The Prodigal Tongue by Lynne Murphy
Queen Elizabeth with US president Barack Obama on May 24th, 2011 in London, England. In the Prodigal Tongue, Lynne Murphy explores the relationship between British and American English. Photograph: Getty Images
The Prodigal Tongue
The subtitle is “the love-hate relationship between British- and American-English”. Conservative linguists on this side of the pond tend to bemoan the “damage” American-English is doing the language.

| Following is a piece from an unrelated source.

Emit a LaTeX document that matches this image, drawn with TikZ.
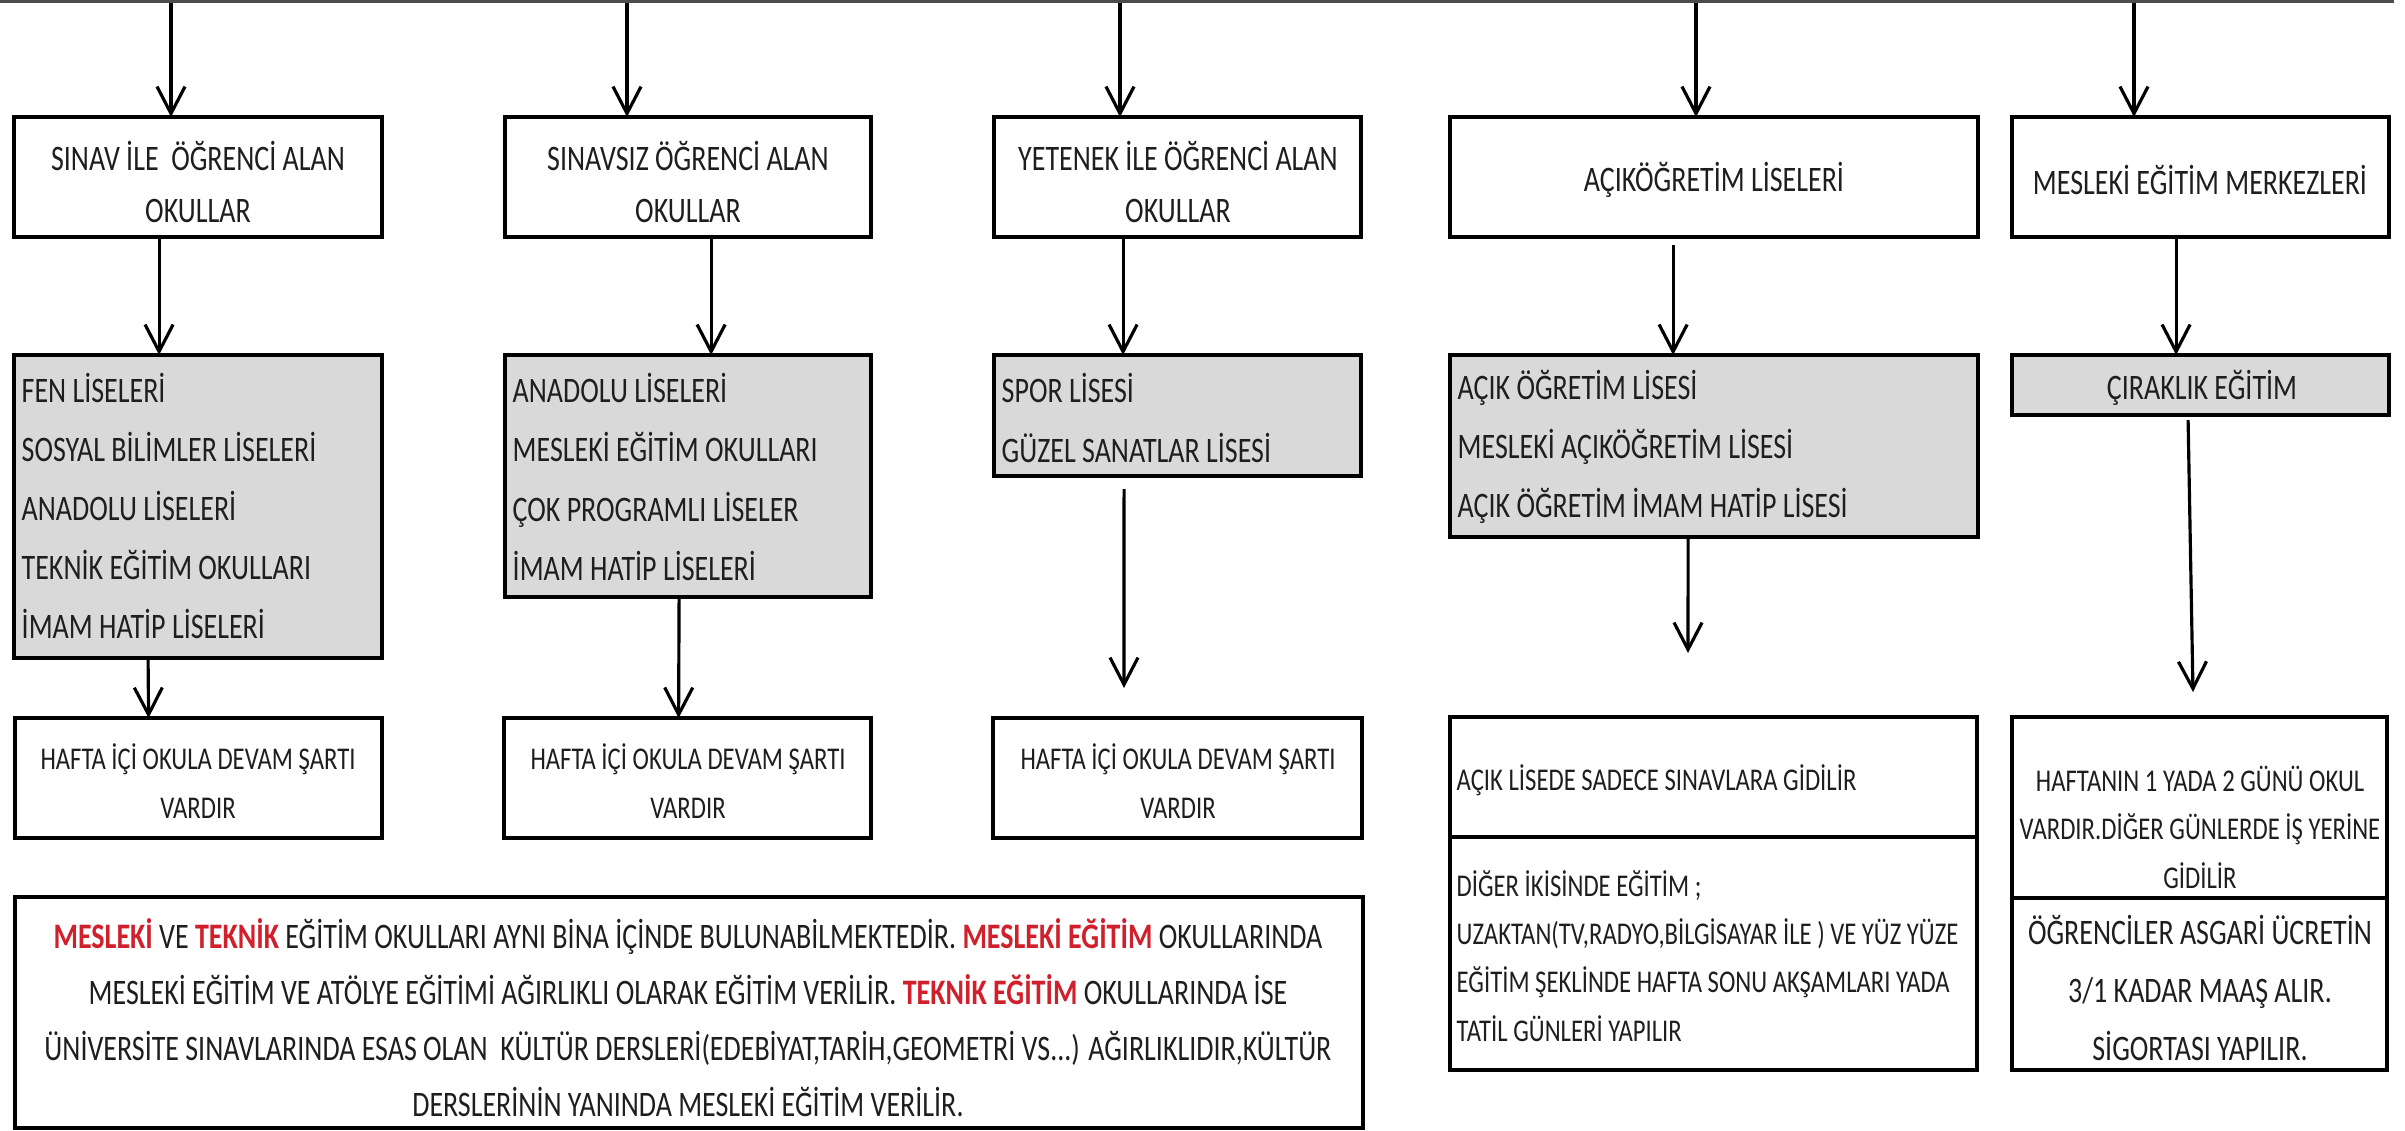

Lynne Murphy coins the term “amerilexicophobia” for this distaste (the fear is based on the belief that it’s taking over) and shows that is based on very shaky ground. Her “Lynneguist’s Law” (she’s fond of neologisms) states: “Any list of seven ‘Americanisms’ or ‘Britishisms’, not compiled by a trained lexicographer, will contain nonsense” and she proves this contention with many – and surprising – examples.
While the work is certainly scholarly (Murphy is a professor of linguistics) and probes the minutiae of grammar, spelling, phonetics etc., the engaging, thoughtful and humorous approach makes for a readable and informative experience.
English is full of inconsistencies and pitfalls and to claim superiority is foolish. It’s also a “fantastically flexible medium” to be enjoyed rather than fretted over.